HYBRID EVENT: You can participate in person at London, UK or Virtually from your home or work.

6th Edition of Global Conference on Surgery and Anaesthesia

September 15-17, 2025 | Hybrid Event

September 15 -17, 2025 | London, UK
GCSA 2019

Telling difficult news

Ameen I Ramzy, Speaker at Surgery Conference
Legacy Emanuel Medical Center, United States
Title : Telling difficult news

Abstract:

Telling happy news is fun and usually easy. Telling difficult news is not fun and never easy but in some ways is more important, both for the one who says it and the one who is meant to hear it. How difficult news is told makes all the difference as to whether and how it is heard. Difficult news is not synonymous solely with bad news, a subtle distinction that has to be understood.

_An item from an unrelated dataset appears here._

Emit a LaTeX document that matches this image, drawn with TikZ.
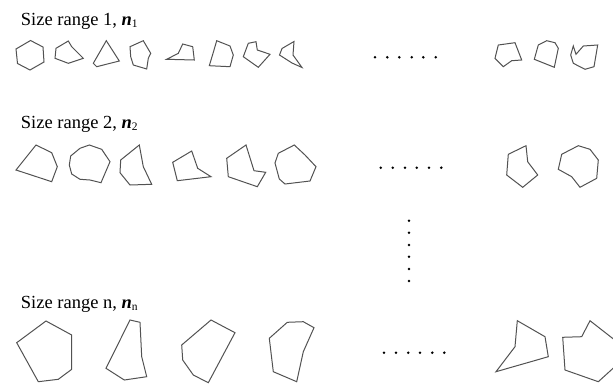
\documentclass[tikz,border=0pt]{standalone}
\usepackage{fontspec}
\setmainfont{Liberation Serif}
\begin{document}
\begin{tikzpicture}[x=1pt,y=-1pt,
  poly/.style={draw=black!68,line width=1pt,line join=miter},
  dotmark/.style={fill=black},
  lbl/.style={anchor=base west,inner sep=0pt,font=\fontsize{18.5}{22}\selectfont}]
\useasboundingbox (0,0) rectangle (613,383);
\clip (0,0) rectangle (613,383);
\newcommand{\sbs}[1]{\raisebox{-0.3ex}{\fontsize{11.5}{13}\selectfont #1}}
% labels
\node[lbl] (l1) at (20.7,25) {Size range 1, \textbf{\textit{n}}\sbs{1}};
\node[lbl] (l2) at (20.7,128.3) {Size range 2, \textbf{\textit{n}}\sbs{2}};
\node[lbl] (l3) at (20.7,308.3) {Size range n, \textbf{\textit{n}}\sbs{n}};
% row 1
\draw[poly] (30.5,40.5) -- (43,47) -- (44,62) -- (30,70) -- (17.5,63.5) -- (16,49) -- cycle;
\draw[poly] (56,48.3) -- (68.3,41) -- (71.7,46.7) -- (83.3,58.3) -- (68.3,63.3) -- (55,58.3) -- cycle;
\draw[poly] (106.3,40.7) -- (119.3,61) -- (96.7,66.7) -- (93.3,63.3) -- cycle;
\draw[poly] (130,46.7) -- (143.3,40.7) -- (150.7,53.3) -- (148.3,58.3) -- (146.7,69) -- (133.3,65) -- (130.7,56.7) -- cycle;
\draw[poly] (166.7,59.3) -- (178.3,53.3) -- (182.7,44) -- (192.7,46.7) -- (194.3,60) -- cycle;
\draw[poly] (216.7,40.7) -- (230,46) -- (233.3,55) -- (230,66.7) -- (209.3,65.7) -- (214,50) -- cycle;
\draw[poly] (248.3,43.3) -- (256,41.7) -- (257.3,50) -- (270,54.3) -- (258.3,67.3) -- (243.3,56.7) -- cycle;
\draw[poly] (294,41.5) -- (293,55) -- (302,67.5) -- (292,63) -- (279.5,55) -- (282,48.5) -- cycle;
\draw[poly] (498.3,45) -- (515,42.7) -- (521.7,60) -- (511.7,60.7) -- (503.3,66.7) -- (495,58.3) -- cycle;
\draw[poly] (538.3,45) -- (546.7,40.7) -- (555,42.7) -- (558.3,48.3) -- (554.3,67.3) -- (534.3,59.3) -- cycle;
\draw[poly] (573.3,46) -- (576,54.3) -- (583.3,46) -- (597.7,45) -- (594,66.7) -- (585,69.3) -- (573.3,63.3) -- (570.7,55) -- cycle;
% row 2
\draw[poly] (36,145) -- (51.7,152.7) -- (57.3,166.7) -- (51.7,181.7) -- (16,170) -- cycle;
\draw[poly] (89.3,145) -- (101.7,149.3) -- (110,161.7) -- (101,182.7) -- (90,180) -- (80,179.3) -- (71.7,174) -- (69.3,165) -- (70.7,156) -- (80,148.3) -- cycle;
\draw[poly] (139.3,145) -- (143.3,166.7) -- (151.7,184.3) -- (130,185) -- (120,172.7) -- (120.7,160) -- cycle;
\draw[poly] (172.7,162.3) -- (191.7,151) -- (197.7,168.3) -- (211,176.7) -- (177.3,180.7) -- cycle;
\draw[poly] (226.7,158.3) -- (246,145) -- (254,170.7) -- (265.7,172.3) -- (257.3,186.7) -- (228.3,176.7) -- cycle;
\draw[poly] (278.3,153.3) -- (294.3,145) -- (305,155) -- (316,166.7) -- (310,181) -- (285,184) -- (279.3,179) -- (275,163) -- cycle;
\draw[poly] (508.3,154.3) -- (526,145.7) -- (527.7,161.7) -- (537.7,175) -- (522.7,187.3) -- (506.7,175) -- cycle;
\draw[poly] (561.7,154.3) -- (578.3,145.7) -- (590,149.3) -- (598.3,160) -- (596.7,178.3) -- (580,187.3) -- (571.7,176.7) -- (558.3,169.3) -- cycle;
% row 3
\draw[poly] (16.7,342.7) -- (46,321) -- (71.7,335) -- (71.7,369.3) -- (58.3,379.3) -- (38.3,381.7) -- cycle;
\draw[poly] (130,320) -- (140,322.3) -- (141.7,356.7) -- (146.7,376.7) -- (124.3,380) -- (106,368.3) -- cycle;
\draw[poly] (211,320) -- (235,332.7) -- (208.3,382.7) -- (193.3,375) -- (182.7,360) -- (181.7,345) -- cycle;
\draw[poly] (287.3,322.3) -- (303.3,321.7) -- (314,327.7) -- (303.3,351.7) -- (296.7,381.7) -- (273.3,371.7) -- (269.3,338.3) -- cycle;
\draw[poly] (517.3,320.7) -- (545,336.7) -- (548.3,356.7) -- (496,371.7) -- (515,346.7) -- cycle;
\draw[poly] (562.7,337.3) -- (581.7,336.7) -- (590,320.7) -- (616,341) -- (620,362) -- (598.3,381.7) -- (565,370) -- cycle;
% dots
\foreach \x in {375,387.3,399.3,411.7,423.3,435.7} \fill[dotmark] (\x,57.3) circle (1.4);
\foreach \x in {380.7,392.7,405,416.7,429,441.3} \fill[dotmark] (\x,167.7) circle (1.4);
\foreach \y in {220.7,232.7,245,256.7,269,281} \fill[dotmark] (409,\y) circle (1.4);
\foreach \x in {384,396,408.3,420,432.3,444.3} \fill[dotmark] (\x,352.7) circle (1.4);
\end{tikzpicture}
\end{document}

In the trauma surgery where I worked and in other medical services with emergencies, telling someone a loved one is likely to survive an unexpected event is still telling difficult news. Difficult news is told not only by health care providers. In a country with a population of 300 million, it can be expected that 2 million people will lose their lives in one year, and the 8 million people in their immediate families will receive and convey this difficult news to other family members. Telling someone that a loved one has died is obviously bad news. Telling someone that a loved one has had a close brush with death, but is expected to live may seem at first to be good news. In reality, however, this is still very difficult news. Even if the prognosis is favorable (which is hard to predict with absolute certainty), there are many losses of time and control that are not easy to measure, but are still very real and daunting. For someone who has had a heart attack or an injury, there is a sense of both uncertainty and loss of control. Virtually any conversation in an Emergency Department or an Intensive Care Unit can involve difficult news.

Biography:

Dr. Ramzy did undergraduate study at Northwestern University near Chicago, Illinois. He graduated from the University of Nebraska School of Medicine in 1975, and then did a General Surgery Residency. In Baltimore, Maryland, he trained in Trauma Fellowship and went on staff as a Trauma Surgeon. He also became both State EMS Director and Medical Director at the Maryland Institute for Emergency Medical Services System. He later provided surgery and critical care at the Legacy Emanuel Medical Center in Portland, Oregon, and became the Trauma Medical Director of the Level 1 Trauma Center. In his career, he published in the Journal of Trauma and made over 200 presentations in EMS and Trauma.